When told her time was up, 4 Paws supporters did not leave quietly and confronted the Police Jury about the rules.

“Can we ask questions? Do the citizens have any rights to ask any questions?,” one person in the audience asked.

“No ma’am, you’ve got to sign up,” Police Jury President Richard Durrett responded.

 “So, you’re telling us that we are not allowed to comment? That’s unconscionable,” another complained.

A small crowd of 4 Paws supporters soon formed by the exit door, where some were deciding whether to stay or leave. Police Juror Skip Russell calmly invited them to “talk, and listen, and visit.”

An informal meeting then commenced with Police Jurors sitting at their respective seats, while some workers continued packing up the room. The unofficial setting did not deter the 4 Paws community from treating it like an official meeting.

Judith Howard, Terry Nix, Lauren DeFreese, and Jayne Jenkins each had an opportunity to speak. Howard, Nix, and DeFreese spoke directly in defense of 4 Paws and of their sacrifices made to keep 4 Paws going, while Jenkins advocated for an affordable spay and neutering program that an entity like 4 Paws could provide.

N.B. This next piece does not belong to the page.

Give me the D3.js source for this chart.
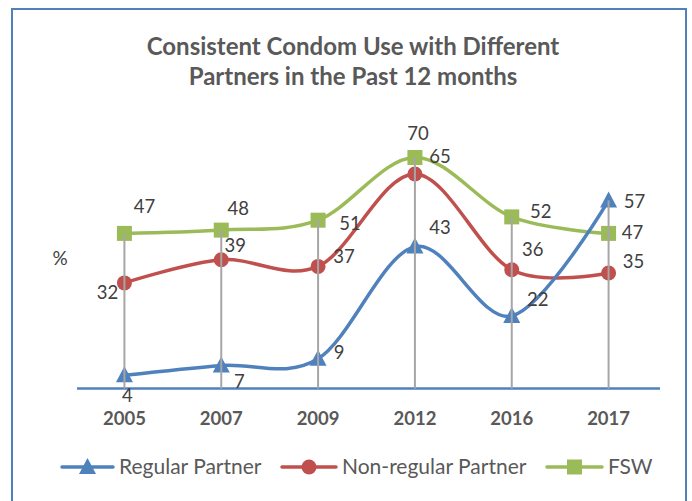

Some Police Jurors then offered alternatives to 4 Paws’ current operating procedures in an apparent effort to compromise.

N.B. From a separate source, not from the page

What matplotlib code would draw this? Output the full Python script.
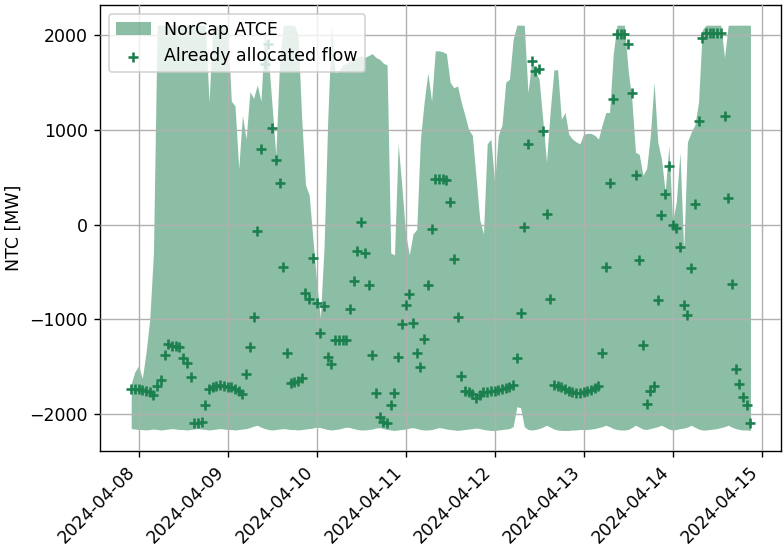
import matplotlib
matplotlib.use("Agg")
import matplotlib.pyplot as plt
import pandas as pd

# Hourly timestamps (one week)
times = pd.date_range("2024-04-07 22:00", periods=168, freq="h")

# NorCap ATCE upper bound [MW]
atce_max = [
    -1680, -1550, -1490, -1620, -1350, -1000, -300, 2100, 2100, 2100,
    2100, 2100, 2100, 2100, 2100, 2100, 2100, 2100, 2100, 2100,
    2100, 1290, 2100, 2100, 2100, 2100, 2100, 1300, 1250, 590,
    1150, 900, 1400, 1330, 1470, 1300, 2050, 1760, 1250, 730,
    1700, 2100, 2100, 2100, 2100, 2000, 1100, 420, 310, -150,
    -600, -985, -250, 1100, 2100, 1600, 1620, 1680, 1700, 1720,
    1740, 1760, 1780, 1760, 1780, 1800, 1760, 1740, 1700, 1680,
    -300, -320, 850, 400, -100, -320, -100, -50, 900, 1290,
    1600, 1300, 1830, 1830, 1820, 1800, 1500, 1440, 1460, 1290,
    1150, 1000, 940, 500, 50, -100, 850, 900, 450, 940,
    1050, 1500, 1530, 1950, 2100, 2100, 2100, 1390, 1710, 1620,
    1530, 1100, 660, 1200, 1630, 1630, 1110, 1180, 950, 900,
    870, 850, 950, 960, 960, 940, 900, 1050, 1180, 1180,
    1800, 2100, 2100, 2100, 1630, 1320, 760, 740, 520, 590,
    940, 1500, 870, 690, 345, 830, 30, 240, 760, -280,
    870, 970, 1050, 1290, 2050, 2100, 2100, 2100, 2100, 2100,
    1760, 2100, 2100, 2100, 2100, 2100, 2100, 2100,
]

# NorCap ATCE lower bound [MW]
atce_min = [
    -2150, -2155, -2160, -2160, -2165, -2160, -2155, -2160, -2165, -2160,
    -2155, -2150, -2155, -2160, -2160, -2165, -2160, -2155, -2150, -2155,
    -2160, -2165, -2160, -2155, -2150, -2155, -2160, -2160, -2165, -2160,
    -2155, -2150, -2140, -2125, -2115, -2135, -2150, -2160, -2165, -2160,
    -2155, -2150, -2155, -2160, -2160, -2165, -2160, -2155, -2150, -2145,
    -2135, -2140, -2150, -2160, -2165, -2160, -2155, -2145, -2135, -2140,
    -2150, -2160, -2165, -2165, -2160, -2155, -2145, -2140, -2150, -2160,
    -2165, -2170, -2165, -2160, -2155, -2145, -2140, -2150, -2160, -2165,
    -2165, -2160, -2150, -2140, -2145, -2155, -2160, -2165, -2170, -2165,
    -2160, -2155, -2150, -2145, -2150, -2160, -2165, -2170, -2170, -2165,
    -2160, -2155, -2150, -2130, -1920, -1930, -2130, -2160, -2165, -2160,
    -2150, -2135, -2115, -2135, -2155, -2165, -2170, -2170, -2170, -2165,
    -2165, -2160, -2160, -2160, -2155, -2150, -2140, -2130, -2115, -2130,
    -2150, -2160, -2165, -2165, -2160, -2140, -2115, -2135, -2155, -2160,
    -2150, -2140, -2130, -2115, -2135, -2155, -2165, -2160, -2150, -2145,
    -2135, -2115, -2135, -2155, -2165, -2165, -2160, -2155, -2150, -2140,
    -2130, -2115, -2135, -2150, -2160, -2165, -2165, -2170,
]

# Already allocated flow [MW]
allocated = [
    -1730, -1730, -1735, -1740, -1750, -1760, -1800, -1700, -1640, -1380,
    -1260, -1275, -1280, -1290, -1410, -1460, -1610, -2090, -2090, -2080,
    -1905, -1730, -1715, -1700, -1690, -1700, -1710, -1715, -1730, -1750,
    -1790, -1570, -1295, -970, -70, 800, 1690, 1900, 1015, 680,
    440, -450, -1350, -1665, -1660, -1650, -1620, -720, -790, -355,
    -825, -1140, -860, -1400, -1470, -1215, -1215, -1215, -1215, -890,
    -590, -275, 30, -300, -640, -1375, -1775, -2030, -2085, -2090,
    -1905, -1780, -1400, -1045, -850, -735, -1040, -1350, -1500, -1205,
    -640, -50, 480, 480, 475, 470, 240, -365, -970, -1600,
    -1750, -1760, -1790, -1830, -1800, -1770, -1760, -1755, -1750, -1745,
    -1735, -1720, -1710, -1690, -1410, -930, -30, 850, 1720, 1620,
    1640, 980, 110, -790, -1690, -1700, -1715, -1730, -1750, -1765,
    -1775, -1780, -1770, -1750, -1740, -1725, -1700, -1350, -450, 440,
    1320, 2010, 2010, 2010, 1900, 1390, 520, -370, -1270, -1895,
    -1750, -1700, -795, 100, 320, 615, 0, -40, -240, -850,
    -955, -460, 220, 1090, 1970, 2020, 2020, 2020, 2020, 2020,
    1140, 275, -625, -1520, -1685, -1820, -1905, -2090,
]

green = '#1b7f4e'

fig, ax = plt.subplots(figsize=(783 / 125, 547 / 125), dpi=125)
fig.subplots_adjust(left=0.128, right=0.998, bottom=0.176, top=0.991)

ax.fill_between(times, atce_min, atce_max, color=green, alpha=0.5,
                linewidth=0, label='NorCap ATCE')
ax.scatter(times, allocated, marker='+', s=40, linewidths=1.5,
           color=green, label='Already allocated flow', zorder=3)

ax.set_ylabel('NTC [MW]')
ax.grid(True)
ax.set_axisbelow(False)
plt.setp(ax.get_xticklabels(), rotation=45, ha='right')
ax.legend(loc='upper left')

fig.savefig('out.png', dpi=125)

When asked directly why he voted to defund 4 Paws, Russell responded: “I voted to make a change. The reason I voted to make a change is we are responsible for picking up dogs. We’re not responsible for keeping them, say, for ten years. We can’t afford to do that.”

In response to Howard’s question of why Lincoln Parish does not have an animal shelter, Juror Logan Hunt said that he’d be “open to partnering with the City [of Ruston]…to try to get that project back.”

Russell ended the conversation by telling Martin, “I think a number of us would like to sit down with your board of directors and just talk…If you’ll set up a meeting with your board and let us know days in advance, we’ll get a group together and we’ll all sit down. Let’s sit down and let’s move forward.”

Martin agreed, “Let’s do that…There’s so much we need to talk about.”